На следующий день врачу подкинули в дом упомянутый соседом видеофильм. Начались телефонные звонки с угрозами. Пришла бумага из налогового управления о внеплановой проверке. Режим постарался бросить тень на профессиональную репутацию врача, ему пригрозили увольнением из больницы. Но этот мужественный человек не сдался, за что я ему глубоко благодарна. Он оставался почти единственным представителем внешнего мира, с которым я имела возможность общаться, хотя власти утверждали противоположное, как я узнала позже от Питера Гэлбрайта.
Рассказывает Питер Гэлбрайт.
В конце июня пакистанское правительство наконец ответило на письмо группы сенаторов во главе с сенатором Пеллом, переданное генералу Зие в декабре. В письме шла речь о положении ряда пакистанских политических заключенных. О Беназир в письме повторялось примерно то же, что уже рассказывал Зия во время визита в Вашингтон.
«Она находится в настоящее время под домашним арестом в своей резиденции в Карачи для предотвращения вмешательства в нелегальную политическую активность.
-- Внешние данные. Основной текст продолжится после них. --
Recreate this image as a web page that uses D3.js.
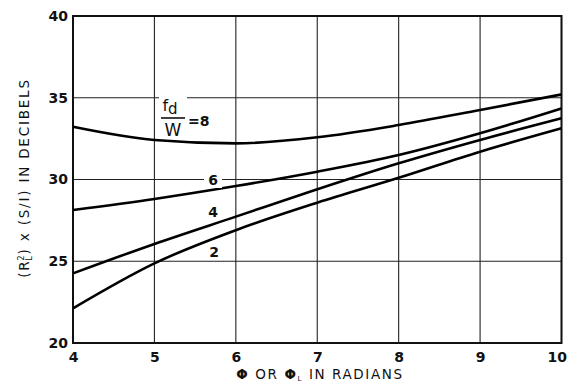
<!DOCTYPE html>
<html>
<head>
<meta charset="utf-8">
<script src="https://cdn.jsdelivr.net/npm/d3@7"></script>
<style>
  html, body { margin: 0; padding: 0; background: #fff; }
  svg { display: block; }
  text { font-family: "DejaVu Sans", sans-serif; fill: #111; }
</style>
</head>
<body>
<svg id="chart" width="567" height="384"></svg>
<script>
// Phase angle (radians) at which each curve is sampled
const phi = [4, 5, 6, 7, 8, 9, 10];

// (R_L^2) x (S/I) in dB for each value of fd/W
const snr8 = [33.23, 32.42, 32.21, 32.58, 33.33, 34.25, 35.2];
const snr6 = [28.13, 28.81, 29.6, 30.48, 31.5, 32.83, 34.35];
const snr4 = [24.26, 26.06, 27.73, 29.4, 30.99, 32.42, 33.74];
const snr2 = [22.12, 24.87, 26.9, 28.58, 30.1, 31.7, 33.13];

const xTicks = [4, 5, 6, 7, 8, 9, 10];
const yTicks = [20, 25, 30, 35, 40];

const curves = [
  { ratio: "8", values: snr8 },
  { ratio: "6", values: snr6 },
  { ratio: "4", values: snr4 },
  { ratio: "2", values: snr2 }
];

const margin = { top: 16, right: 5.5, bottom: 41, left: 73 };
const width = 567, height = 384;
const svg = d3.select("#chart");

const x = d3.scaleLinear().domain([4, 10]).range([margin.left, width - margin.right]);
const y = d3.scaleLinear().domain([20, 40]).range([height - margin.bottom, margin.top]);

// grid
const grid = svg.append("g").attr("stroke", "#222").attr("stroke-width", 1.1);
grid.selectAll("line.v").data(xTicks).join("line")
  .attr("x1", d => x(d)).attr("x2", d => x(d))
  .attr("y1", y(20)).attr("y2", y(40));
grid.selectAll("line.h").data(yTicks).join("line")
  .attr("x1", x(4)).attr("x2", x(10))
  .attr("y1", d => y(d)).attr("y2", d => y(d));

// frame
svg.append("rect")
  .attr("x", x(4)).attr("y", y(40))
  .attr("width", x(10) - x(4)).attr("height", y(20) - y(40))
  .attr("fill", "none").attr("stroke", "#111").attr("stroke-width", 2);

// axes (labels only, gridlines act as ticks)
const xAxis = d3.axisBottom(x).tickValues(xTicks).tickSize(0).tickPadding(9).tickFormat(d3.format("d"));
const yAxis = d3.axisLeft(y).tickValues(yTicks).tickSize(0).tickPadding(5).tickFormat(d3.format("d"));
const gx = svg.append("g").attr("transform", `translate(0,${y(20)})`).call(xAxis);
const gy = svg.append("g").attr("transform", `translate(${x(4)},0)`).call(yAxis);
[gx, gy].forEach(g => {
  g.select(".domain").remove();
  g.selectAll("text").style("font-family", "'DejaVu Sans', sans-serif")
    .style("font-size", "14px").style("font-weight", "bold").attr("fill", "#111");
});
// last x label sits flush with the right edge
gx.selectAll(".tick").filter(d => d === 10).select("text")
  .attr("text-anchor", "end").attr("dx", 5);

// curves
const line = d3.line()
  .x((d, i) => x(phi[i]))
  .y(d => y(d))
  .curve(d3.curveMonotoneX);
svg.append("g").selectAll("path").data(curves).join("path")
  .attr("d", d => line(d.values))
  .attr("fill", "none").attr("stroke", "#000").attr("stroke-width", 2.6);

// curve labels (white backing breaks the gridline behind them)
function label(tx, ty, txt) {
  svg.append("rect").attr("x", tx - 9).attr("y", ty - 12).attr("width", 18).attr("height", 15).attr("fill", "#fff");
  svg.append("text").attr("x", tx).attr("y", ty).attr("text-anchor", "middle")
    .style("font-size", "14px").style("font-weight", "bold").text(txt);
}
label(213, 185, "6");
label(213, 217, "4");
label(214, 257, "2");

// fd/W = 8 label
const fl = svg.append("g");
fl.append("rect").attr("x", 159).attr("y", 93).attr("width", 28).attr("height", 12).attr("fill", "#fff");
fl.append("text").attr("x", 170).attr("y", 111).attr("text-anchor", "middle").style("font-size", "16px")
  .text("f").append("tspan").attr("dy", 3).style("font-size", "15px").text("d");
fl.append("line").attr("x1", 161).attr("x2", 185).attr("y1", 118).attr("y2", 118)
  .attr("stroke", "#111").attr("stroke-width", 1.6);
fl.append("text").attr("x", 173).attr("y", 136).attr("text-anchor", "middle").style("font-size", "17px").text("W");
fl.append("text").attr("x", 188).attr("y", 126).style("font-size", "14px").style("font-weight", "bold").text("=8");

// x-axis title
const xt = svg.append("text").attr("x", 320).attr("y", 379).attr("text-anchor", "middle")
  .style("font-size", "13.5px").style("letter-spacing", "1.6px");
xt.append("tspan").style("font-weight", "bold").text("\u03A6");
xt.append("tspan").text(" OR ");
xt.append("tspan").style("font-weight", "bold").text("\u03A6");
xt.append("tspan").attr("dy", 2).style("font-size", "7px").text("L");
xt.append("tspan").attr("dy", -2).text("  IN RADIANS");

// y-axis title
const yt = svg.append("text").attr("transform", "translate(29,178) rotate(-90)")
  .attr("text-anchor", "middle").style("font-size", "13.5px").style("letter-spacing", "1.8px");
yt.append("tspan").text("(R");
yt.append("tspan").attr("dy", -5).attr("dx", -1).style("font-size", "8px").text("2");
yt.append("tspan").attr("dy", 8).attr("dx", -7).style("font-size", "8px").text("L");
yt.append("tspan").attr("dy", -3).text(") x (S/I)  IN DECIBELS");
</script>
</body>
</html>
Она, однако, живет в довольстве и удобстве, используя для лечения врачей по своему выбору. Ей разрешены контакты с друзьями и родственниками. Восьмерым близким родственникам разрешено оставаться с нею группами по три человека. Ей разрешено пользоваться прислугой по своему выбору, она также может пользоваться телефоном».